Trail (UK)

The Scottish Bothy Bible

Geoff Allan

- Review by Simon Ingram

This book will generate applause from one group of wilderness lovers, and horror in the other. Bothies were, until fairly recently, a whispered secret. Prior to the internet the list of these free, charitably maintained and largely Scottish shelters was guarded as jealously as you might a slab of gold with Reinhold Messner's hair regime inscribed on it by Da Vinci. Those days ended when the Mountain Bothies Associatio­n (MBA) beat the clock on the creepingly comprehens­ive list of bothy locations online with a fine website of its own. And good on them: the old worry that bothies might attract the less desirable sort (often a thinly veiled excuse for exclusivit­y) is one that is naturally neutered in most cases by how remote most bothies are; and awareness of the need to support them can only be a good thing.

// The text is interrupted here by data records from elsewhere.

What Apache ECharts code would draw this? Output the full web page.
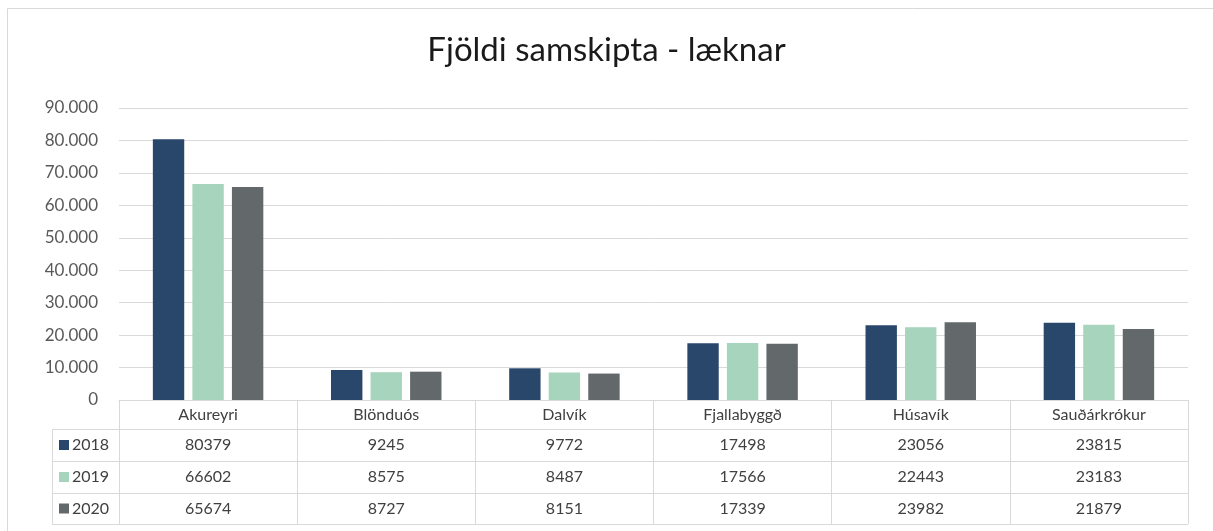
<!DOCTYPE html>
<html>
<head>
<meta charset="utf-8">
<script src="https://cdn.jsdelivr.net/npm/echarts@6/dist/echarts.min.js"></script>
<style>
html, body { margin: 0; padding: 0; background: #fff; overflow: hidden; }
#chart { width: 1213px; height: 531px; }
</style>
</head>
<body>
<div id="chart"></div>
<script>
// data
var categories = ['Akureyri', 'Blönduós', 'Dalvík', 'Fjallabyggð', 'Húsavík', 'Sauðárkrókur'];
var years = ['2018', '2019', '2020'];
var values2018 = [80379, 9245, 9772, 17498, 23056, 23815];
var values2019 = [66602, 8575, 8487, 17566, 22443, 23183];
var values2020 = [65674, 8727, 8151, 17339, 23982, 21879];

var seriesValues = [values2018, values2019, values2020];
var colors = ['#29466b', '#a6d4bd', '#63686b'];

// layout
var gridLeft = 119, gridRight = 25, gridTop = 108, gridBottom = 131;
var rowOffsets = [0, 29, 61, 93];
var rowHeights = [29, 32, 32, 31];
var tableLeft = 52;
var lineColor = '#d9d9d9';
var textColor = '#595959';
var tableText = '#404040';
var font = 'Lato, "Open Sans", sans-serif';

function fmt(v){
	return String(v).replace(/\B(?=(\d{3})+(?!\d))/g, '.');
}

var xAxes = [{
	type: 'category',
	data: categories,
	position: 'bottom',
	offset: 0,
	axisLine: { show: true, onZero: false, lineStyle: { color: lineColor } },
	axisTick: { show: true, interval: 0, length: rowHeights[0], lineStyle: { color: lineColor } },
	axisLabel: { interval: 0, margin: 15, verticalAlign: 'middle', color: tableText, fontSize: 16, fontFamily: font }
}];
seriesValues.forEach(function(vals, i){
	xAxes.push({
		type: 'category',
		data: vals.map(String),
		position: 'bottom',
		offset: rowOffsets[i + 1],
		axisLine: { show: true, onZero: false, lineStyle: { color: lineColor } },
		axisTick: { show: true, interval: 0, length: rowHeights[i + 1], lineStyle: { color: lineColor } },
		axisLabel: { interval: 0, margin: 16, verticalAlign: 'middle', color: tableText, fontSize: 16, fontFamily: font }
	});
});

var series = years.map(function(y, i){
	return {
		name: y,
		type: 'bar',
		xAxisIndex: 0,
		data: seriesValues[i],
		itemStyle: { color: colors[i] },
		barCategoryGap: '38%',
		barGap: '26%'
	};
});

// legend column of the data table
var H = 531;
var axisY = H - gridBottom;
var tableBottom = axisY + rowOffsets[3] + rowHeights[3];
var graphics = [{
	type: 'rect',
	z: -10,
	shape: { x: 7.5, y: 8.5, width: 1400, height: 700 },
	style: { fill: 'none', stroke: lineColor, lineWidth: 1 }
}, {
	type: 'line',
	shape: { x1: tableLeft, y1: tableBottom + 0.5, x2: 1213 - gridRight, y2: tableBottom + 0.5 },
	style: { stroke: lineColor, lineWidth: 1 }
}, {
	type: 'line',
	shape: { x1: tableLeft + 0.5, y1: axisY + rowOffsets[1], x2: tableLeft + 0.5, y2: tableBottom },
	style: { stroke: lineColor, lineWidth: 1 }
}];
years.forEach(function(y, i){
	var top = axisY + rowOffsets[i + 1];
	var mid = top + rowHeights[i + 1] / 2;
	graphics.push({
		type: 'line',
		shape: { x1: tableLeft, y1: top + 0.5, x2: gridLeft, y2: top + 0.5 },
		style: { stroke: lineColor, lineWidth: 1 }
	});
	graphics.push({
		type: 'rect',
		shape: { x: 59, y: mid - 5, width: 10, height: 10 },
		style: { fill: colors[i] }
	});
	graphics.push({
		type: 'text',
		x: 72, y: mid,
		style: { text: y, fill: tableText, font: '16px ' + font, verticalAlign: 'middle' }
	});
});

var option = {
	animation: false,
	title: {
		text: 'Fjöldi samskipta - læknar',
		left: 'center',
		top: 29,
		textStyle: { fontSize: 33, fontWeight: 'normal', color: '#1a1a1a', fontFamily: font }
	},
	grid: { left: gridLeft, right: gridRight, top: gridTop, bottom: gridBottom, containLabel: false },
	xAxis: xAxes,
	yAxis: {
		type: 'value',
		min: 0,
		max: 90000,
		interval: 10000,
		axisLine: { show: false },
		axisTick: { show: false },
		splitLine: { lineStyle: { color: lineColor } },
		axisLabel: { margin: 21, color: textColor, fontSize: 17, fontFamily: font, formatter: fmt }
	},
	series: series,
	graphic: graphics
};

var chart = echarts.init(document.getElementById('chart'));
chart.setOption(option);
window.addEventListener('resize', function(){
	chart.resize();
});
</script>
</body>
</html>
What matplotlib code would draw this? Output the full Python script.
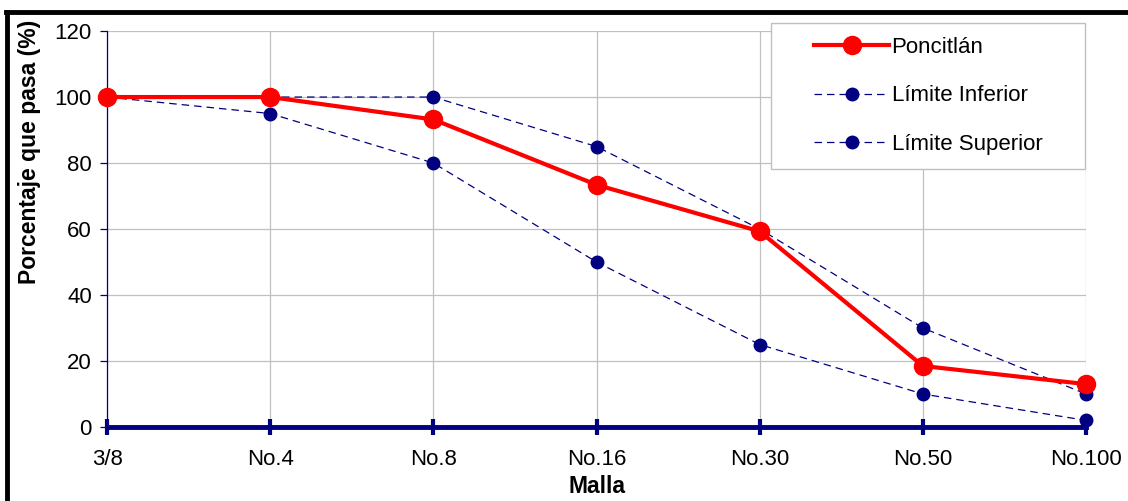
import numpy as np
import matplotlib.pyplot as plt
from matplotlib.lines import Line2D
from matplotlib.patches import Rectangle

plt.rcParams['font.family'] = ['Liberation Sans', 'DejaVu Sans']

# data
mallas = ['3/8', 'No.4', 'No.8', 'No.16', 'No.30', 'No.50', 'No.100']
poncitlan = [100, 100, 93.2, 73.4, 59.3, 18.5, 13]
lim_inferior = [100, 100, 100, 85, 60, 30, 10]
lim_superior = [100, 95, 80, 50, 25, 10, 2]

navy = '#000080'

fig = plt.figure(figsize=(11.28, 5.01), dpi=100)
ax = fig.add_axes([0.0949, 0.1477, 0.8679, 0.7903])

x = np.arange(len(mallas))

l_inf, = ax.plot(x, lim_inferior, '--', color=navy, lw=0.9, dashes=(6, 4),
                 marker='o', ms=9, mfc=navy, mec=navy, label='Límite Inferior',
                 zorder=3, clip_on=False)
l_sup, = ax.plot(x, lim_superior, '--', color=navy, lw=0.9, dashes=(6, 4),
                 marker='o', ms=9, mfc=navy, mec=navy, label='Límite Superior',
                 zorder=3, clip_on=False)
l_pon, = ax.plot(x, poncitlan, '-', color='#ff0000', lw=3,
                 marker='o', ms=13, mfc='#ff0000', mec='#ff0000', label='Poncitlán',
                 zorder=4, clip_on=False)

ax.set_xlim(0, len(mallas) - 1)
ax.set_ylim(0, 120)
ax.set_yticks(range(0, 121, 20))
ax.set_xticks(x)
ax.set_xticklabels(mallas)

ax.grid(True, color='#c0c0c0', lw=0.9)
ax.set_axisbelow(True)

for s in ['top', 'right']:
    ax.spines[s].set_visible(False)
ax.spines['left'].set_color(navy)
ax.spines['left'].set_linewidth(0.9)
ax.spines['bottom'].set_color(navy)
ax.spines['bottom'].set_linewidth(3.5)
ax.spines['bottom'].set_zorder(5)

ax.tick_params(axis='y', direction='out', length=5, color=navy, width=0.9,
               labelsize=16, pad=6)
ax.tick_params(axis='x', direction='inout', length=12, color=navy, width=3,
               labelsize=16, pad=10)

ax.set_xlabel('Malla', fontsize=16.5, fontweight='bold', labelpad=3.5)
ax.set_ylabel('Porcentaje que pasa (%)', fontsize=16.5, fontweight='bold')
# the y label sits above the centre in the original
ax.yaxis.set_label_coords(-0.0675, 0.694)

# legend box drawn separately, legend entries centred inside it
fig.add_artist(Rectangle((0.6835, 0.6627), 0.2784, 0.2913, transform=fig.transFigure,
                         facecolor='white', edgecolor='#c0c0c0', lw=1.0, zorder=4))
fig.legend([l_pon, l_inf, l_sup], ['Poncitlán', 'Límite Inferior', 'Límite Superior'],
           loc='center', bbox_to_anchor=(0.8227, 0.8084), bbox_transform=fig.transFigure,
           fontsize=16, frameon=False, handlelength=3.4, labelspacing=1.25,
           handletextpad=0.1, borderpad=0.0)

# partial black border of the original frame
fig.add_artist(Line2D([0.005, 1.0], [0.976, 0.976], color='black', lw=3.5))
fig.add_artist(Line2D([0.0062, 0.0062], [0.0, 0.976], color='black', lw=3.5))

fig.savefig('out.png', dpi=100)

This book is everything the bothy lover could want and need, beautifull­y produced and enormously practical, listing everything from sleeping capacity to good routes to reach all 99 Scottish bothies, which include ‘unofficial‘ ones like the Shelter Stone. There are nice touches such as Top 5 bothies for legends/solitude/ Munros/romance et al, and many fine images. Ten per cent of profits go to the MBA, too. Some might not want these secrets out; but others will hail this as a long overdue, instantly essential addition to the bookshelf. We‘re squarely in the latter camp; cue the applause.